Separately, the participants drew attention to the limited capabilities of local budgets. Additional community resources cannot fully cover the needs of heating and power utilities, especially in communities located near combat zones or with significant losses of consumers.

The participants in the discussion also emphasized that any temporary solutions should maintain market incentives for modernization of enterprises, development of cogeneration, energy efficiency and implementation of energy storage systems. The introduction of anti-market mechanisms may discourage enterprises that have already invested and into own generation and optimization of electricity consumption.

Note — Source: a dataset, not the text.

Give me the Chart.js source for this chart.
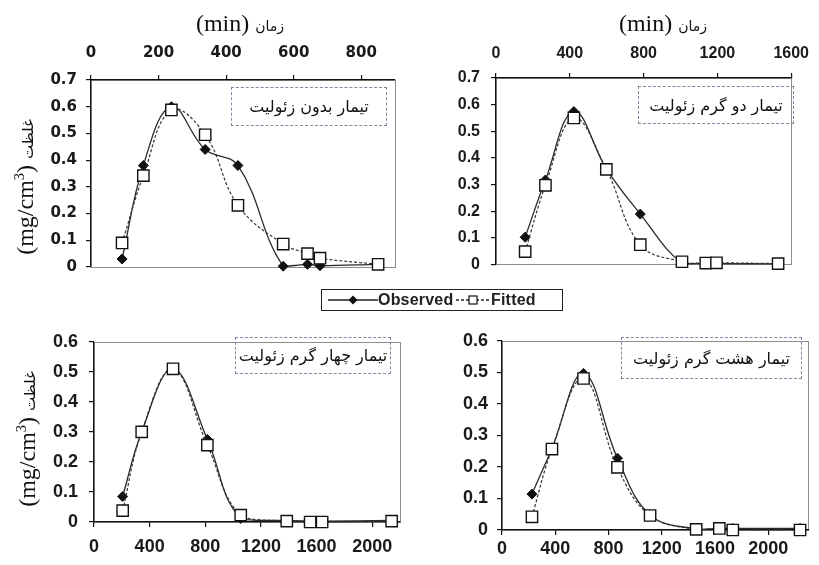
<!DOCTYPE html>
<html>
<head>
<meta charset="utf-8">
<script src="https://cdn.jsdelivr.net/npm/chart.js@4.4.0/dist/chart.umd.min.js"></script>
<style>
  body { margin: 0; background: #fff; }
  #wrap { position: relative; width: 819px; height: 565px; overflow: hidden; background: #fff; }
  canvas { position: absolute; }
  .xtitle, .ytitle { position: absolute; white-space: nowrap; color: #111;
    font-family: "Liberation Serif", serif; font-size: 24px; direction: ltr; }
  .xtitle { transform: translate(-50%, -50%); }
  .ytitle { transform: translate(-50%, -50%) rotate(-90deg); }
  .fa { font-family: "DejaVu Sans", sans-serif; font-size: 14px; }
  .ytitle .fa { font-size: 15px; }
  sup { font-size: 0.6em; }
  .note { position: absolute; border: 1px dashed #7d8aa3; box-sizing: border-box;
    display: flex; align-items: center; justify-content: center; direction: rtl; white-space: nowrap;
    font-family: "DejaVu Sans", sans-serif; font-size: 16px; color: #111; }
  #legend { position: absolute; left: 321px; top: 289px; width: 242px; height: 22px;
    border: 1px solid #222; box-sizing: border-box;
    font-family: "Liberation Sans", Arial, sans-serif; font-weight: bold; font-size: 16px; color: #222; }
  #legend svg, #legend span { position: absolute; top: 0; }
  #legend span { line-height: 20px; letter-spacing: 0.2px; }
</style>
</head>
<body>
<div id="wrap">
  <canvas id="c1" width="410" height="255" style="left:0;top:30px"></canvas>
  <canvas id="c2" width="409" height="255" style="left:410px;top:30px"></canvas>
  <canvas id="c3" width="410" height="245" style="left:0;top:320px"></canvas>
  <canvas id="c4" width="409" height="245" style="left:410px;top:320px"></canvas>

  <div class="xtitle" style="left:240px;top:23px">(min) <span class="fa">زمان</span></div>
  <div class="xtitle" style="left:663px;top:23px">(min) <span class="fa">زمان</span></div>
  <div class="ytitle" style="left:25px;top:187px">(mg/cm<sup>3</sup>) <span class="fa">غلظت</span></div>
  <div class="ytitle" style="left:27px;top:439px">(mg/cm<sup>3</sup>) <span class="fa">غلظت</span></div>

  <div class="note" style="left:231px;top:87px;width:156px;height:39px">تیمار بدون زئولیت</div>
  <div class="note" style="left:638px;top:86px;width:156px;height:38px">تیمار دو گرم زئولیت</div>
  <div class="note" style="left:235px;top:337px;width:156px;height:37px">تیمار چهار گرم زئولیت</div>
  <div class="note" style="left:621px;top:337px;width:181px;height:42px">تیمار هشت گرم زئولیت</div>

  <div id="legend">
    <svg width="52" height="20" style="left:4px"><line x1="2" y1="10" x2="52" y2="10" stroke="#222" stroke-width="1.3"/><path d="M27 5.5 L31.5 10 L27 14.5 L22.5 10 Z" fill="#111"/></svg>
    <span style="left:56px">Observed</span>
    <svg width="34" height="20" style="left:134px"><line x1="0" y1="10" x2="34" y2="10" stroke="#222" stroke-width="1.3" stroke-dasharray="3,2"/><rect x="13" y="6" width="8" height="8" fill="#fff" stroke="#111" stroke-width="1.2"/></svg>
    <span style="left:169px">Fitted</span>
  </div>
</div>

<script>
// time (min) and concentration (mg/cm3) per treatment
var p1Time = [92, 155, 238, 338, 435, 569, 641, 678, 850];
var p1Observed = [0.03, 0.38, 0.60, 0.44, 0.38, 0.003, 0.01, 0.005, 0.01];
var p1Fitted = [0.09, 0.342, 0.588, 0.495, 0.231, 0.086, 0.05, 0.033, 0.01];

var p2Time = [158, 268, 422, 598, 782, 1008, 1137, 1195, 1529];
var p2Observed = [0.102, 0.317, 0.574, 0.359, 0.189, 0.005, 0.003, 0.003, 0.002];
var p2Fitted = [0.048, 0.297, 0.55, 0.357, 0.074, 0.01, 0.005, 0.006, 0.003];

var p3Time = [206, 343, 568, 815, 1055, 1386, 1554, 1640, 2140];
var p3Observed = [0.085, 0.30, 0.51, 0.275, 0.012, 0.005, 0.003, 0.003, 0.005];
var p3Fitted = [0.038, 0.30, 0.51, 0.256, 0.023, 0.003, 0.0, 0.0, 0.003];

var p4Time = [225, 375, 612, 867, 1112, 1458, 1632, 1733, 2238];
var p4Observed = [0.114, 0.259, 0.497, 0.228, 0.048, 0.003, 0.005, 0.005, 0.005];
var p4Fitted = [0.042, 0.257, 0.481, 0.199, 0.046, 0.002, 0.005, 0.0, 0.0];

// tick labels
var p1XTicks = [0, 200, 400, 600, 800];
var p2XTicks = [0, 400, 800, 1200, 1600];
var p3XTicks = [0, 400, 800, 1200, 1600, 2000];
var p4XTicks = [0, 400, 800, 1200, 1600, 2000];
var topYTicks = [0, 0.1, 0.2, 0.3, 0.4, 0.5, 0.6, 0.7];
var bottomYTicks = [0, 0.1, 0.2, 0.3, 0.4, 0.5, 0.6];

// gray frame round the plot area, drawn before the axes
var frame = {
    id: 'frame',
    beforeDraw: function (chart) {
        var a = chart.chartArea, c = chart.ctx;
        c.save();
        c.strokeStyle = '#8c8c8c';
        c.lineWidth = 1;
        c.strokeRect(Math.round(a.left) + 0.5, Math.round(a.top) + 0.5, Math.round(a.right - a.left), Math.round(a.bottom - a.top));
        c.restore();
    }
};

function toPoints(xs, ys) {
    return xs.map(function (x, i) { return { x: x, y: ys[i] }; });
}

function setTicks(list) {
    return function (scale) {
        scale.ticks = list.map(function (v) { return { value: v }; });
    };
}

function makePanel(id, p) {
    var ctx = document.getElementById(id).getContext('2d');
    var font = { family: p.fontFamily, weight: 'bold', size: p.fontSize };
    return new Chart(ctx, {
        type: 'line',
        data: {
            datasets: [{
                label: 'Observed',
                data: toPoints(p.time, p.observed),
                order: 2,
                borderColor: '#2a2a2a',
                borderWidth: 1.3,
                tension: 0.4,
                pointStyle: 'rectRot',
                pointRadius: 5,
                pointBackgroundColor: '#111',
                pointBorderColor: '#111',
                pointBorderWidth: 1,
                clip: false
            }, {
                label: 'Fitted',
                data: toPoints(p.time, p.fitted),
                order: 1,
                borderColor: '#333',
                borderWidth: 1.2,
                borderDash: [3, 2],
                tension: 0.4,
                pointStyle: 'rect',
                pointRadius: 8,
                pointBackgroundColor: '#fff',
                pointBorderColor: '#111',
                pointBorderWidth: 1.4,
                clip: false
            }]
        },
        options: {
            responsive: false,
            animation: false,
            devicePixelRatio: 1,
            layout: { padding: p.padding },
            plugins: { legend: { display: false }, tooltip: { enabled: false } },
            scales: {
                x: {
                    type: 'linear',
                    position: p.xPos,
                    min: 0,
                    max: p.xMax,
                    border: { color: '#111', width: 1.2 },
                    grid: { drawOnChartArea: false, tickLength: 5, color: '#111', lineWidth: 1.2 },
                    afterBuildTicks: setTicks(p.xTicks),
                    ticks: {
                        maxRotation: 0, autoSkip: false,
                        padding: p.xPad, color: '#1a1a1a', font: font,
                        callback: function (v) { return String(v); }
                    },
                    afterFit: function (s) { s.height = p.xHeight; }
                },
                y: {
                    min: 0,
                    max: p.yTicks[p.yTicks.length - 1],
                    border: { color: '#111', width: 1.2 },
                    grid: { drawOnChartArea: false, tickLength: 5, color: '#111', lineWidth: 1.2 },
                    afterBuildTicks: setTicks(p.yTicks),
                    ticks: {
                        padding: p.yPad, color: '#1a1a1a', font: font,
                        callback: function (v) { return String(Number(v.toFixed(1))); }
                    },
                    afterFit: function (s) { s.width = p.yWidth; }
                }
            }
        },
        plugins: [frame]
    });
}

makePanel('c1', { time: p1Time, observed: p1Observed, fitted: p1Fitted,
    xPos: 'top', xMax: 900, xTicks: p1XTicks, yTicks: topYTicks,
    fontFamily: 'DejaVu Sans', fontSize: 15,
    xHeight: 50, yWidth: 91, xPad: 13, yPad: 9,
    padding: { left: 0, top: 0, right: 15, bottom: 11 } });

makePanel('c2', { time: p2Time, observed: p2Observed, fitted: p2Fitted,
    xPos: 'top', xMax: 1600, xTicks: p2XTicks, yTicks: topYTicks,
    fontFamily: 'Liberation Sans', fontSize: 16,
    xHeight: 48, yWidth: 86, xPad: 10, yPad: 11,
    padding: { left: 0, top: 0, right: 19.5, bottom: 12 } });

makePanel('c3', { time: p3Time, observed: p3Observed, fitted: p3Fitted,
    xPos: 'bottom', xMax: 2200, xTicks: p3XTicks, yTicks: bottomYTicks,
    fontFamily: 'Liberation Sans', fontSize: 18,
    xHeight: 43, yWidth: 94, xPad: 9, yPad: 11,
    padding: { left: 0, top: 9, right: 10, bottom: 0 } });

makePanel('c4', { time: p4Time, observed: p4Observed, fitted: p4Fitted,
    xPos: 'bottom', xMax: 2300, xTicks: p4XTicks, yTicks: bottomYTicks,
    fontFamily: 'Liberation Sans', fontSize: 18,
    xHeight: 35, yWidth: 92, xPad: 3.5, yPad: 9,
    padding: { left: 0, top: 21, right: 10.7, bottom: 0 } });
</script>
</body>
</html>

Following the results of the meeting, Energy Club will summarize the positions of market participants to prepare a joint appeal to authorities and key stakeholders. The purpose of the appeal is to develop a temporary stabilization mechanism that will allow maintaining the operation of critical infrastructure, ensuring current settlements in the electricity market and preventing the accumulation of a new debt crisis on the eve of the heating season.

Energy Club will continue to create a platform for professional dialogue between energy market participants, authorities, regulators and representatives of critical infrastructure in order to find practical solutions for the stable operation of the energy sector of Ukraine.